Shoemaker waits to take next step with new owner
A brand of sneaker that survived on the Czech market for 23 years without any redesign or alteration to its basic no-frills concept should soon be taking its
next step under new ownership, the Prague Business Journal has reported.
Bids for the Zlin plant producing Prestige sport shoes, machinery, the trademark and know-how, must be submitted by September 13th with price the only factor
determining the future owner of this piece of Czech footwear history.

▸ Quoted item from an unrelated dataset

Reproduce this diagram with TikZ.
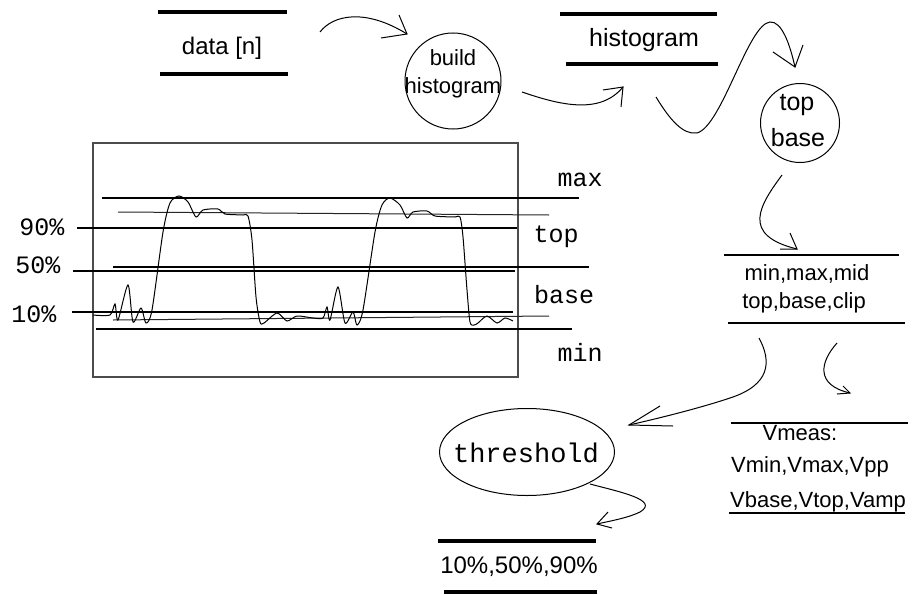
\documentclass[tikz,border=0pt]{standalone}
\usepackage{fontspec}
\setmainfont{Liberation Sans}
\newfontfamily\monof{Liberation Mono}
\usetikzlibrary{shapes.geometric}
\begin{document}
\begin{tikzpicture}[x=1pt,y=-1pt,
  txt/.style={inner sep=0pt,anchor=base,font=\fontsize{22}{26}\selectfont},
  bigtxt/.style={inner sep=0pt,anchor=base,font=\fontsize{25}{30}\selectfont},
  mono/.style={inner sep=0pt,anchor=base,font=\monof\fontsize{25}{30}\selectfont},
  thickbar/.style={line width=3.8pt},
  thinbar/.style={line width=1.8pt},
  level/.style={line width=2.5pt},
  est/.style={line width=1pt,black!85},
  curve/.style={line width=1pt},
  bubble/.style={draw,line width=1pt,circle,inner sep=0pt}]
\useasboundingbox (0,0) rectangle (917,594);
\fill[white] (0,0) rectangle (917,594);

% ---- data [n]
\node[txt,font=\fontsize{24}{28}\selectfont] (data) at (222,55) {data [n]};
\draw[thickbar] (158,12) -- (287,12);
\draw[thickbar] (160,74) -- (288,74);

% ---- build histogram
\node[bubble,minimum size=96pt] (bh) at (453,81) {};
\node[txt] (bhA) at (453,65) {build};
\node[txt] (bhB) at (453,93) {histogram};

% ---- histogram store
\node[bigtxt] (hist) at (644,47) {histogram};
\draw[thickbar] (560,14) -- (717,14);
\draw[thickbar] (566,64) -- (718,64);

% ---- top base
\node[bubble,minimum size=79pt] (tb) at (800,123) {};
\node[bigtxt] (tbA) at (797,110) {top};
\node[bigtxt] (tbB) at (798,146) {base};

% ---- min,max,mid store
\node[txt] (mm1) at (807,280) {min,max,mid};
\node[txt] (mm2) at (804,308) {top,base,clip};
\draw[thinbar] (724,255) -- (899,255);
\draw[thinbar] (728,323) -- (905,323);

% ---- Vmeas store
\node[txt] (vm1) at (800,440) {Vmeas:};
\node[txt] (vm2) at (810,472) {Vmin,Vmax,Vpp};
\node[txt] (vm3) at (818,507) {Vbase,Vtop,Vamp};
\draw[thinbar] (731,423) -- (908,423);
\draw[thinbar] (729,513) -- (905,513);

% ---- threshold
\node[draw,line width=1pt,ellipse,minimum width=175pt,minimum height=87pt,inner sep=0pt] (thr) at (527,452) {};
\node[mono,font=\monof\fontsize{27}{30}\selectfont] (thrT) at (526,462) {threshold};

% ---- 10%,50%,90% store
\node[bigtxt,font=\fontsize{24}{28}\selectfont] (pct) at (519,573) {10\%,50\%,90\%};
\draw[thickbar] (438,541) -- (596,541);
\draw[thickbar] (444,592) -- (597,592);

% ---- scope picture
\draw[line width=1.5pt,black!70] (93,143) rectangle (518,377);
\draw[level] (102,198) -- (579,198);
\draw[est] (118,212) -- (549,215);
\draw[level] (77,228) -- (517,228);
\draw[level] (113,267) -- (589,267);
\draw[level] (73,271) -- (515,271);
\draw[level] (72,312) -- (513,312);
\draw[est] (113,320) -- (549,316);
\draw[level] (96,329) -- (572,329);
\draw[line width=1pt] plot[smooth,tension=0.45] coordinates {
 (93,315) (110,315) (115,304) (118,320) (128,285) (133,322) (141,308) (146,323)
 (152,310) (163,232) (170,203) (179,196) (188,202) (196,217) (203,210) (218,209)
 (225,214) (243,215) (248,216) (252,240) (256,297) (260,322) (264,323)
 (277,313) (287,321) (297,316) (313,318) (323,318) (327,307) (330,320)
 (338,287) (345,323) (353,312) (357,325) (363,310) (375,232) (382,205)
 (390,198) (400,205) (407,218) (413,212) (427,211) (435,216) (455,217)
 (460,217) (463,237) (467,290) (470,322) (474,325) (478,323) (487,316)
 (497,323) (505,318) (513,321)};

\node[mono] (lmax) at (580,186) {max};
\node[mono] (ltop) at (556,242) {top};
\node[mono] (lbase) at (564,303) {base};
\node[mono] (lmin) at (580,361) {min};
\node[mono] (l90) at (42,235) {90\%};
\node[mono] (l50) at (38,273) {50\%};
\node[mono] (l10) at (34,322) {10\%};

% ---- connectors (hand-drawn style)
\coordinate (a1s) at (320,32); \coordinate (a1t) at (407,34);
\draw[curve] (a1s) .. controls (333,15) and (365,8) .. (a1t);
\draw[curve] (399,15) -- (a1t) -- (381,38);

\coordinate (a2s) at (522,92); \coordinate (a2t) at (623,87);
\draw[curve] (a2s) .. controls (560,105) and (600,115) .. (a2t);
\draw[curve] (603,90) -- (a2t) -- (621,107);

\coordinate (a3s) at (656,97); \coordinate (a3t) at (795,67);
\draw[curve] (a3s) .. controls (670,120) and (683,135) .. (697,133)
  .. controls (722,126) and (748,24) .. (770,22)
  .. controls (782,21) and (790,45) .. (a3t);
\draw[curve] (773,52) -- (a3t) -- (803,45);

\coordinate (a4s) at (782,175); \coordinate (a4t) at (797,249);
\draw[curve] (a4s) .. controls (760,205) and (740,235) .. (a4t);
\draw[curve] (790,233) -- (a4t) -- (780,249);

\coordinate (a5s) at (759,338); \coordinate (a5t) at (629,425);
\draw[curve] (a5s) .. controls (772,362) and (770,385) .. (730,398)
  .. controls (700,408) and (660,418) .. (a5t);
\draw[curve] (660,406) -- (a5t) -- (673,426);

\coordinate (a6s) at (837,343); \coordinate (a6t) at (850,393);
\draw[curve] (a6s) .. controls (820,362) and (815,385) .. (a6t);
\draw[curve] (843,386) -- (a6t) -- (837,394);

\coordinate (a7s) at (590,484); \coordinate (a7t) at (597,524);
\draw[curve] (a7s) .. controls (620,492) and (660,500) .. (640,512)
  .. controls (628,518) and (610,521) .. (a7t);
\draw[curve] (608,512) -- (a7t) -- (612,528);
\end{tikzpicture}
\end{document}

Two other shoe-making facilities are being sold alongside Prestige. The Prestige package belongs to bankrupt shoe company, CEBO, which was itself formed from
folded footwear company, Svit, Zlin. CEBO was declared bankrupt in April after it lost a crucial order from US shoe producer and seller, Timberland.
Demand for the distinctive blue and while Prestige sneakers is still strong 23 years after designers came up with the formula for the cheap but hard-wearing
show. Those were the days of a largely captive communist-era footwear market. CEBO produced around 200,000 pairs of Prestige trainers last year.
The sneakers survived the arrival of western competition in the form of Nike, Reebok and Adidas, in the early 90s and have been manufactured until now without
any interruption or any innovation. The brand even took in its stride attempts by Asian producers to oust the model by producing cheaper copies.